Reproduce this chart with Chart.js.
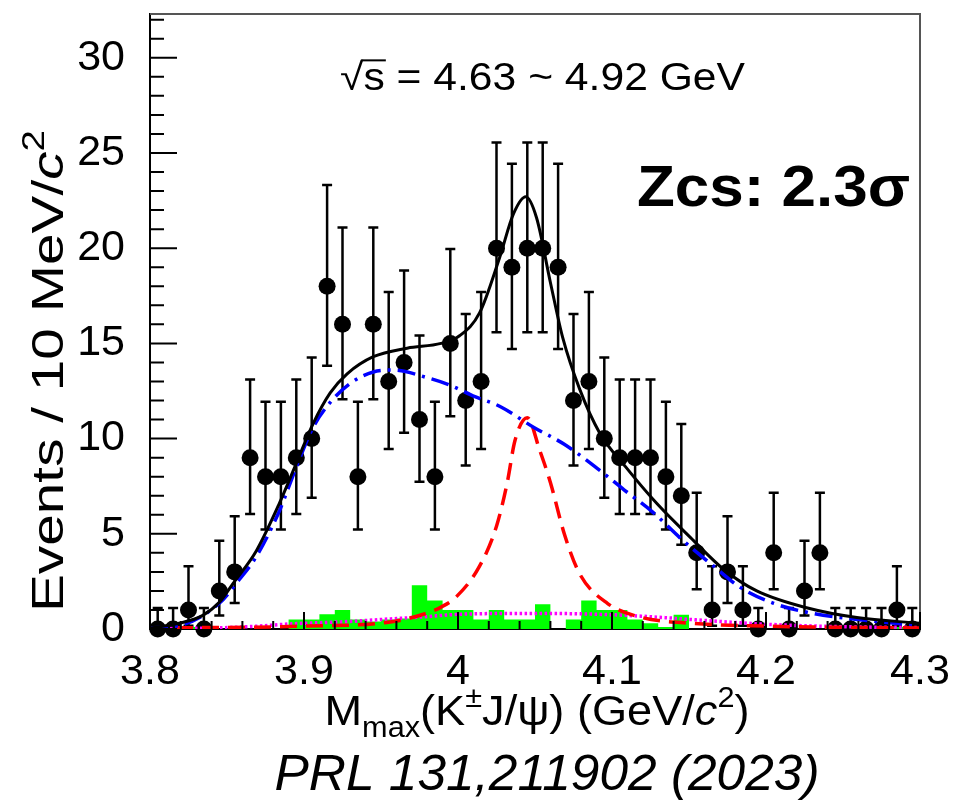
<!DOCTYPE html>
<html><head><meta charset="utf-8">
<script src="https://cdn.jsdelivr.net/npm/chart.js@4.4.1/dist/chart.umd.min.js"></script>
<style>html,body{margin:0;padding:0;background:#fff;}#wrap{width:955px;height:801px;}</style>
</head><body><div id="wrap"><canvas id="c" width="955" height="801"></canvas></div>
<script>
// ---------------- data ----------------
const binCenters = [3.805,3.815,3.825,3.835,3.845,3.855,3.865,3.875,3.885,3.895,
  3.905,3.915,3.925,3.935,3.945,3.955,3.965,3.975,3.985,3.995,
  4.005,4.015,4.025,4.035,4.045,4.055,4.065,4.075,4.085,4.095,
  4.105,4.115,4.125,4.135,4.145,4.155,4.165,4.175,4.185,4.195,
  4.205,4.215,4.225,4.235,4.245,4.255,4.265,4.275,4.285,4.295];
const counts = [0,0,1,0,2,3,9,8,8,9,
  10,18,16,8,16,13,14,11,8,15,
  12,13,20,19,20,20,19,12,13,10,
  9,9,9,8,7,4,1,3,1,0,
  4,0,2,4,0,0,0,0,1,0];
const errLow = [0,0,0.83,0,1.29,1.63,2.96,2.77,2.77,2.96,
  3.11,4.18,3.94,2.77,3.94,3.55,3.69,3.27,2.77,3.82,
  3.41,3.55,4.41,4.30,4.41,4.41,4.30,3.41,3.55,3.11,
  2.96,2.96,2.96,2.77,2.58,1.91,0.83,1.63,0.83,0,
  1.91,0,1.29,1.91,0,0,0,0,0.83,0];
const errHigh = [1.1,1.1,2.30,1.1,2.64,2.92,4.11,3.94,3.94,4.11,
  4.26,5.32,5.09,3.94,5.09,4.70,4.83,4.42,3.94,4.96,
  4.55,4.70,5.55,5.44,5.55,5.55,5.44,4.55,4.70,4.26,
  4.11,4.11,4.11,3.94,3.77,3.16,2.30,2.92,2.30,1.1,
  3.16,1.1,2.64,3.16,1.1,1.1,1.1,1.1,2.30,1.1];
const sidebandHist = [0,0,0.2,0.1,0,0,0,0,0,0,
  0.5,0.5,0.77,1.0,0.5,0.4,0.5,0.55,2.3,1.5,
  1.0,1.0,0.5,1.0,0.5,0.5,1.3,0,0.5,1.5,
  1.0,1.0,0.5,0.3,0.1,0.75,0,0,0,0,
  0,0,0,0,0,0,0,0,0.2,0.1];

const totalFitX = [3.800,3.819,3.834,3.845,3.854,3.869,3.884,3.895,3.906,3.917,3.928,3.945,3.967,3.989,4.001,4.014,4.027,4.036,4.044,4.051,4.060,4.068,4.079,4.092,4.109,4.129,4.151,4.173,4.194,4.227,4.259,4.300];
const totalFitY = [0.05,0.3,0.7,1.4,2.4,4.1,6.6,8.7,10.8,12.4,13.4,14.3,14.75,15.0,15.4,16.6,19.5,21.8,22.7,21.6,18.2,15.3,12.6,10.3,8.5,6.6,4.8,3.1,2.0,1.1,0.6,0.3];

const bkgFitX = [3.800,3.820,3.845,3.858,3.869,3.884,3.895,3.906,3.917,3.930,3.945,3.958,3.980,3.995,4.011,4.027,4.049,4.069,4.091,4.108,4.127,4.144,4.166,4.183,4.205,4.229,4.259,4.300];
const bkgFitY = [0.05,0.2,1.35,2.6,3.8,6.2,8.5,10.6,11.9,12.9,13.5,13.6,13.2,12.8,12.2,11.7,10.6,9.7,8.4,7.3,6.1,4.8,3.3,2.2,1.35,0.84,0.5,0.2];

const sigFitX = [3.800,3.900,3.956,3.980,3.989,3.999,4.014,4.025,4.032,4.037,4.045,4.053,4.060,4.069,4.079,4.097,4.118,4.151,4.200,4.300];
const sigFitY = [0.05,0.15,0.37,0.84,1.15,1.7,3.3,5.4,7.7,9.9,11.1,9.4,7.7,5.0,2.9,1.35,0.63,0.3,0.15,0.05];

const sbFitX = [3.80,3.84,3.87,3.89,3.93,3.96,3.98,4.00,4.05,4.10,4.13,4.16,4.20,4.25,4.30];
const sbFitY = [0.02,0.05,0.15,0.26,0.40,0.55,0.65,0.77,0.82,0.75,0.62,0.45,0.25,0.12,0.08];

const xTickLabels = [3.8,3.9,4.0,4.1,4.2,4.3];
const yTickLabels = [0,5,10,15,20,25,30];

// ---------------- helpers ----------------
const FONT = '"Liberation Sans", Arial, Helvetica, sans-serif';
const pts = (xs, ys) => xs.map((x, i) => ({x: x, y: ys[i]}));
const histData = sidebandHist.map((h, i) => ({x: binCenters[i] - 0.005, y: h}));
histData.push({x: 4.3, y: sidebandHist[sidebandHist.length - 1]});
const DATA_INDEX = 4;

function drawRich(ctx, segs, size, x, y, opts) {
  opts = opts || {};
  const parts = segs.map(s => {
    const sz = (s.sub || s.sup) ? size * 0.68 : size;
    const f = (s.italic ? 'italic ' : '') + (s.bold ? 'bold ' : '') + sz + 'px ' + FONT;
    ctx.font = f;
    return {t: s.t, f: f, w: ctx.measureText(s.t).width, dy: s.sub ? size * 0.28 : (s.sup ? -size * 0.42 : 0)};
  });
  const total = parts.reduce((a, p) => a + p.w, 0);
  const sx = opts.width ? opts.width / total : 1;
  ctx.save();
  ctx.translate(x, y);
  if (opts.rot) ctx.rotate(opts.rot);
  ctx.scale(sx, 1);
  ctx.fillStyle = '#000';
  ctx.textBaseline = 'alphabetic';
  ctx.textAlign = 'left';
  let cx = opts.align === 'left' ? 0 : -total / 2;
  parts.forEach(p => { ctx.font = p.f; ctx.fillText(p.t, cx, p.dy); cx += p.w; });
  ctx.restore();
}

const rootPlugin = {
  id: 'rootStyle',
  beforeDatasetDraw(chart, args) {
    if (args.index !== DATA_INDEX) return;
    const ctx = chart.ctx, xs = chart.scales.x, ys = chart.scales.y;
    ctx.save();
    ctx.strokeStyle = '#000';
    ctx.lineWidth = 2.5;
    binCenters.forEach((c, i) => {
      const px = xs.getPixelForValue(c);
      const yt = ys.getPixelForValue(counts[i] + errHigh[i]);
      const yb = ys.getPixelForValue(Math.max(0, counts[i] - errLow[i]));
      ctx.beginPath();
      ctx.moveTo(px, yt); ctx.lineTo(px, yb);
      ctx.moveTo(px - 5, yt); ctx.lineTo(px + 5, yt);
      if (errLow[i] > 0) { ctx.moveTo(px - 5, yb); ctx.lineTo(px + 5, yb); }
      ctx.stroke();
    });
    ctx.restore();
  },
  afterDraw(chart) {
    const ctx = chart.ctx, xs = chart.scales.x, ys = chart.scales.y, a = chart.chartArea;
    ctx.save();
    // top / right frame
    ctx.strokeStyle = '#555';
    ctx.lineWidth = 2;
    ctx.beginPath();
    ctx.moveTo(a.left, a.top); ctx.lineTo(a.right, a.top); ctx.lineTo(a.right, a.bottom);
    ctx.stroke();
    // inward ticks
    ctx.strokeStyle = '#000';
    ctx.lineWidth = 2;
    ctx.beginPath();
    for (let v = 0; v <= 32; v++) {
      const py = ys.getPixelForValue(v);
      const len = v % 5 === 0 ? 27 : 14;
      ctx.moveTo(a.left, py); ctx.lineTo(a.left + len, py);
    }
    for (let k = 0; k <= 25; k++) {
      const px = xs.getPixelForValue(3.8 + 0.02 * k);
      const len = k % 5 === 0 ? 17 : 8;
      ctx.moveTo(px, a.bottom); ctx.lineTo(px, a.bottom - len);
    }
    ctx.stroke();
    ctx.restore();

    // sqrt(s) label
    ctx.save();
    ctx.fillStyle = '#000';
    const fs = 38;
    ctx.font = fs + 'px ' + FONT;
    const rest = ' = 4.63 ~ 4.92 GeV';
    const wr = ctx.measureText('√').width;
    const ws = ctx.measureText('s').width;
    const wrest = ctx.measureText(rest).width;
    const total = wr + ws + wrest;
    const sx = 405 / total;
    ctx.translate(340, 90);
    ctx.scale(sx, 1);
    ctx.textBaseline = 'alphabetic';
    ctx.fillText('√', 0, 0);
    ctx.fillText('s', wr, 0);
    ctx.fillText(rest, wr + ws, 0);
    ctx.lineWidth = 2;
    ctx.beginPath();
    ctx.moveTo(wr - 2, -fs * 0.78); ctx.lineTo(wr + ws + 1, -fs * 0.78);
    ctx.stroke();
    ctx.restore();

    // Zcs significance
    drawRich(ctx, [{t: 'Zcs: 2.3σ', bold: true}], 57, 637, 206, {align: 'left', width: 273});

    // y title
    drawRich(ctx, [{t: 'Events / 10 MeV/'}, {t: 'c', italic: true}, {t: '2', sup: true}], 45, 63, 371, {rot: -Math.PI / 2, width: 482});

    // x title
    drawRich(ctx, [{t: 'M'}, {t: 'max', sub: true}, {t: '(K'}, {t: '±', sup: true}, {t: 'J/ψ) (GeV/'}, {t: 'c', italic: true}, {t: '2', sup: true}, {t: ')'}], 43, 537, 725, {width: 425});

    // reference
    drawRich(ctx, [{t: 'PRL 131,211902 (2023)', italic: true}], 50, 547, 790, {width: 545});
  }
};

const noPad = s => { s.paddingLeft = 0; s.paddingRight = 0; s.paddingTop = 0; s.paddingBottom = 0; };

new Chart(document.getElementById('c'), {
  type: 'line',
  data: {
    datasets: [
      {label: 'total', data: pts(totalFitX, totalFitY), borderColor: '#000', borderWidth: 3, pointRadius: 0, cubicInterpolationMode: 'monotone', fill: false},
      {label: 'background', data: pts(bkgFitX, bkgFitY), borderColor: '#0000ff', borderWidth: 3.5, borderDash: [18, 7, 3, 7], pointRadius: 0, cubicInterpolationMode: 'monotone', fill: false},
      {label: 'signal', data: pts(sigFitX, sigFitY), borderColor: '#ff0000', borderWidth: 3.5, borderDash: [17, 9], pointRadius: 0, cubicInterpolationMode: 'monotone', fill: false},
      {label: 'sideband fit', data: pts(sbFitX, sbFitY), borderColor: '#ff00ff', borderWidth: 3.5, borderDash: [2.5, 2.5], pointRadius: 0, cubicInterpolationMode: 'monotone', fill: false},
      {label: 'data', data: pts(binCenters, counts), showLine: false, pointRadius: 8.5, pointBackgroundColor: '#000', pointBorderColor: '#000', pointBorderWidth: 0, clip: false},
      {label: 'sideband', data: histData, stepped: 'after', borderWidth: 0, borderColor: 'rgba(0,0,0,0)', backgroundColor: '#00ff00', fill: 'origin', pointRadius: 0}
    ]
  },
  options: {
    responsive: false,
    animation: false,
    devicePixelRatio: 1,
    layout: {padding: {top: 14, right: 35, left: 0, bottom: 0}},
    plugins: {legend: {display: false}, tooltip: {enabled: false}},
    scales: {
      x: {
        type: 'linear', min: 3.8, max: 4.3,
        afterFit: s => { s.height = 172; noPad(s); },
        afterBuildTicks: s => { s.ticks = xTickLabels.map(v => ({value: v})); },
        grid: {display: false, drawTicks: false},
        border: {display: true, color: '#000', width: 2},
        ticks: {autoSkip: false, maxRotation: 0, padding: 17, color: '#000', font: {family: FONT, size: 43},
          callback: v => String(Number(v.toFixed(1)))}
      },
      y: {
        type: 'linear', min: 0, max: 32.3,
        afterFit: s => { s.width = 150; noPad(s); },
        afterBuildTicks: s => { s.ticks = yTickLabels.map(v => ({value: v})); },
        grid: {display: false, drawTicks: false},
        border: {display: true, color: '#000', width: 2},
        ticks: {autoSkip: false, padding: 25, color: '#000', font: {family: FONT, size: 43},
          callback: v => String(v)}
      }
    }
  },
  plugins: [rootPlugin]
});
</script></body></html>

---

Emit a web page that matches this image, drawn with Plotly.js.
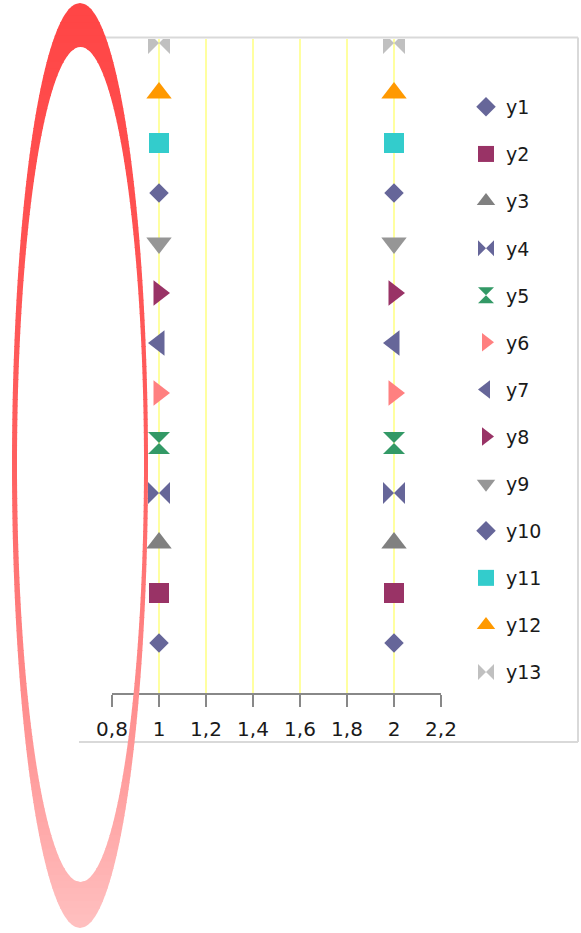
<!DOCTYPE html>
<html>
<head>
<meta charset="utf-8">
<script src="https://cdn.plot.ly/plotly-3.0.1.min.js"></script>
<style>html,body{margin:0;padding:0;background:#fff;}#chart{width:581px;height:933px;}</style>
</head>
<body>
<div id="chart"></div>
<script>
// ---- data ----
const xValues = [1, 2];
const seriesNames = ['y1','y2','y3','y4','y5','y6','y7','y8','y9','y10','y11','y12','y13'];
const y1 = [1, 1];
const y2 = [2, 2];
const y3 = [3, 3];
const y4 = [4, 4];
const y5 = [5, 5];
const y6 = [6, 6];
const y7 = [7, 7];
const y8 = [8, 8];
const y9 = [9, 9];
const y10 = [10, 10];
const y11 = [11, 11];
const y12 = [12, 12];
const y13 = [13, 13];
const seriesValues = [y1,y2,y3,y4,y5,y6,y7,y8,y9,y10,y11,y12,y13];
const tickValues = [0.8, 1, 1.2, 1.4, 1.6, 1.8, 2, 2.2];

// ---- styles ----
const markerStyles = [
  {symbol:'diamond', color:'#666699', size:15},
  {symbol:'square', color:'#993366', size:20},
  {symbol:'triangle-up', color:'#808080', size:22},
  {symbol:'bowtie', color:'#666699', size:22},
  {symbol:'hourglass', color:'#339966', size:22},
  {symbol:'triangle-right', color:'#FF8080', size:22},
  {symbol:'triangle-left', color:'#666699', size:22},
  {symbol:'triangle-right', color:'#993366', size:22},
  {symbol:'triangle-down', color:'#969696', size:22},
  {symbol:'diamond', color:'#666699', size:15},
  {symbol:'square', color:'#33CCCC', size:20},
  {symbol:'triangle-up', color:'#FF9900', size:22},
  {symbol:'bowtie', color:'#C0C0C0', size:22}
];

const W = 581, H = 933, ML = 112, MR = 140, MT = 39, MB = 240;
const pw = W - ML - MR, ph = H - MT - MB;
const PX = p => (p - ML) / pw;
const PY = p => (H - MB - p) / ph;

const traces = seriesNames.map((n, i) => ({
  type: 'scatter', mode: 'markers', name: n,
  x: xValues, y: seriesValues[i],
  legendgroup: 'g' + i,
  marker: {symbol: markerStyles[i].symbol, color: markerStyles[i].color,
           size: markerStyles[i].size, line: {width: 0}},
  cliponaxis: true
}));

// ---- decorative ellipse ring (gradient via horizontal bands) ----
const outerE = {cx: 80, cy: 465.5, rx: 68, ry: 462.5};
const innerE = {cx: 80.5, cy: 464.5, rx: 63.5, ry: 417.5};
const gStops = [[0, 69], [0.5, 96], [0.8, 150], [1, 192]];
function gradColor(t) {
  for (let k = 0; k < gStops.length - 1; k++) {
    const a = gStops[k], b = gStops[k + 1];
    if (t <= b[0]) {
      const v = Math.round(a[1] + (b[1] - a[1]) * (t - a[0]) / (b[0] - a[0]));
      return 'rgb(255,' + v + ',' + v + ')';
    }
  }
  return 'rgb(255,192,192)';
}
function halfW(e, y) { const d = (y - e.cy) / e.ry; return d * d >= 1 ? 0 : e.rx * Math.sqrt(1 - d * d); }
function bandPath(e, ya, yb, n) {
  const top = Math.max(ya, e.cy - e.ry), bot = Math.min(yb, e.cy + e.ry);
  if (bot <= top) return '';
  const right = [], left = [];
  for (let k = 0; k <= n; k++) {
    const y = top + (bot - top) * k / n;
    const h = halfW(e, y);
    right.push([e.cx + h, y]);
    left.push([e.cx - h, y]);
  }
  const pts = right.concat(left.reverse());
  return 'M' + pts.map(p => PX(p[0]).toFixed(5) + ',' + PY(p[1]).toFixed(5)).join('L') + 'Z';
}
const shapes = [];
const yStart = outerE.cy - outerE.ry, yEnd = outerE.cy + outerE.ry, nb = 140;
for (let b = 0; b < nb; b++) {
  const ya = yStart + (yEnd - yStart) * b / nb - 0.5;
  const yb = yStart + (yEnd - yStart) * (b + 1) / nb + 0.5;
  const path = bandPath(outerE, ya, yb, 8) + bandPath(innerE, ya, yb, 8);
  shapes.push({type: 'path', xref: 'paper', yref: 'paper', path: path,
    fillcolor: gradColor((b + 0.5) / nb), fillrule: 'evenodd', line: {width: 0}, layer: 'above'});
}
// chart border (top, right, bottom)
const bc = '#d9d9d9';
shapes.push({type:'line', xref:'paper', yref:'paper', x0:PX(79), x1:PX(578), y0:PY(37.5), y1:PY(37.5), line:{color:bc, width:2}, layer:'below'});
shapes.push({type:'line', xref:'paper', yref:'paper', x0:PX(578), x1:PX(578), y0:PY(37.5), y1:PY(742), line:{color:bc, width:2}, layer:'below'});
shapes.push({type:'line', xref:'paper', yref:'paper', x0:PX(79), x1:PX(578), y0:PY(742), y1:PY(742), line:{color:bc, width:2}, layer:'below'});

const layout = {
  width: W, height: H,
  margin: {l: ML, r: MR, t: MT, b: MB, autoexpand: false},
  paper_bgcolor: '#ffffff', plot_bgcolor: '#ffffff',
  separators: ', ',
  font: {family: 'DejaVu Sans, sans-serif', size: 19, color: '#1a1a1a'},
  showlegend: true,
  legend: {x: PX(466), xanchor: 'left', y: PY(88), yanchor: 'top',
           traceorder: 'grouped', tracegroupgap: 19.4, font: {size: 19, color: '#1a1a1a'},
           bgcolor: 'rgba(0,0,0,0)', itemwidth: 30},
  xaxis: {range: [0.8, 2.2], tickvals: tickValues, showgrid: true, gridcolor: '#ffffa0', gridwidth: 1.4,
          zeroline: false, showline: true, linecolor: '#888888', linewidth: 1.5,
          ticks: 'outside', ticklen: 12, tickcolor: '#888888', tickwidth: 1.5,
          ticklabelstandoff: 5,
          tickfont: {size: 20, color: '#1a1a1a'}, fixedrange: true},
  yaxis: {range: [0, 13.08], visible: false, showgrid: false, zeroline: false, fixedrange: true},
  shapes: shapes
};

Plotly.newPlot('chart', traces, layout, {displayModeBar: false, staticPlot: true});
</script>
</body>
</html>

==

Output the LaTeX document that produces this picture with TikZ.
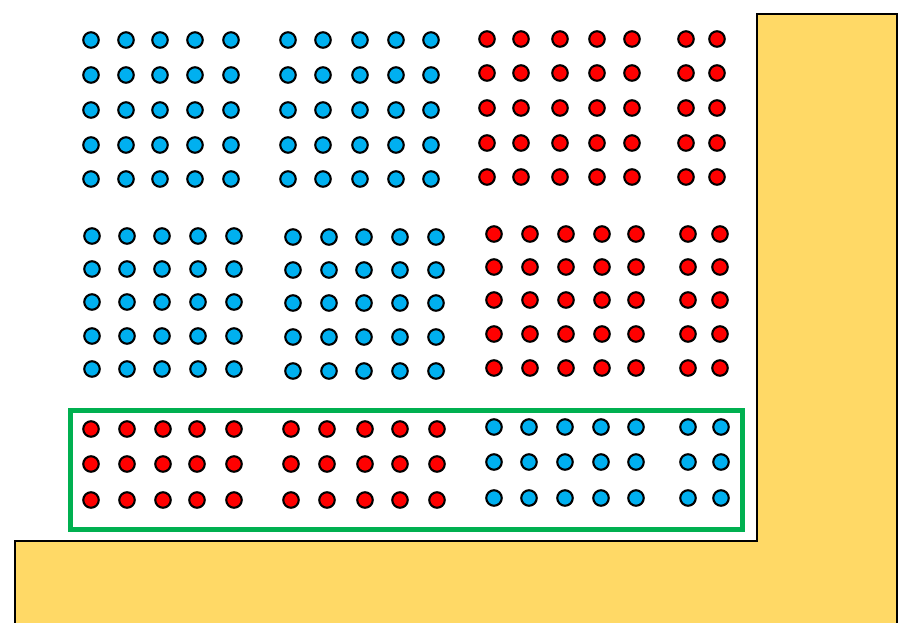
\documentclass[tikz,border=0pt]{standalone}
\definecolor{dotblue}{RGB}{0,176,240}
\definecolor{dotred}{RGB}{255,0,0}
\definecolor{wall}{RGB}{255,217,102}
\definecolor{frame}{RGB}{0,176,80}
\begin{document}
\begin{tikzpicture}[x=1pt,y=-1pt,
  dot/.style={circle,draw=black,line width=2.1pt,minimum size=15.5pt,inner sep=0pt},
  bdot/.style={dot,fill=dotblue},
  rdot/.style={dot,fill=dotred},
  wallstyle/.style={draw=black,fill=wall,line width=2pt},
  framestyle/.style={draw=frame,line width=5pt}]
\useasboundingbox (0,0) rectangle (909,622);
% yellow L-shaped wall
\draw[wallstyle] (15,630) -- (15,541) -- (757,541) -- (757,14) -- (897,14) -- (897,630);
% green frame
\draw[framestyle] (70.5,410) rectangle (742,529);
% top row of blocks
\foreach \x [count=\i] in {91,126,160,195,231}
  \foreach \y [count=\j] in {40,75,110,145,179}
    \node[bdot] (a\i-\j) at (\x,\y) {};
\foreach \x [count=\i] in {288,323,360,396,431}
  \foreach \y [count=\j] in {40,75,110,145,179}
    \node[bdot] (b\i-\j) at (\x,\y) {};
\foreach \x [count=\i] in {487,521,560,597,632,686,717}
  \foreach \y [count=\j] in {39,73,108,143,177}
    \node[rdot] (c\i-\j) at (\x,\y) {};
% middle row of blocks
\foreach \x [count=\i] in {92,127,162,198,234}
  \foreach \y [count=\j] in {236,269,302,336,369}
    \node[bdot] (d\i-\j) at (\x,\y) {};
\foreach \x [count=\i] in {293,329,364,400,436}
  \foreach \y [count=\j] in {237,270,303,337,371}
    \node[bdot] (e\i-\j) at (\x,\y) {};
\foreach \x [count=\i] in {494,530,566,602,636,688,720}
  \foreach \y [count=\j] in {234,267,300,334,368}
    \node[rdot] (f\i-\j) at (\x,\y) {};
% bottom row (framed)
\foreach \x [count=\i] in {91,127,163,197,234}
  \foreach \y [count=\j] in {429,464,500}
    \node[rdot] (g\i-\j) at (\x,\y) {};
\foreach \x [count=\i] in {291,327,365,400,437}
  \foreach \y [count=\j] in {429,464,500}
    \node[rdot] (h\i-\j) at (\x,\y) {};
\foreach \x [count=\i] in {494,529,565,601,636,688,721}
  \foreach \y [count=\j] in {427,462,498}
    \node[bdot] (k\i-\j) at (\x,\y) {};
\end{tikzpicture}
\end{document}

→ What to produce
Look for the word "with" and return every line where it occurs.

→ Written answer
Reproduce this chart with Chart.js.
Emit a web page that matches this image, drawn with Plotly.js.
Output the LaTeX document that produces this picture with TikZ.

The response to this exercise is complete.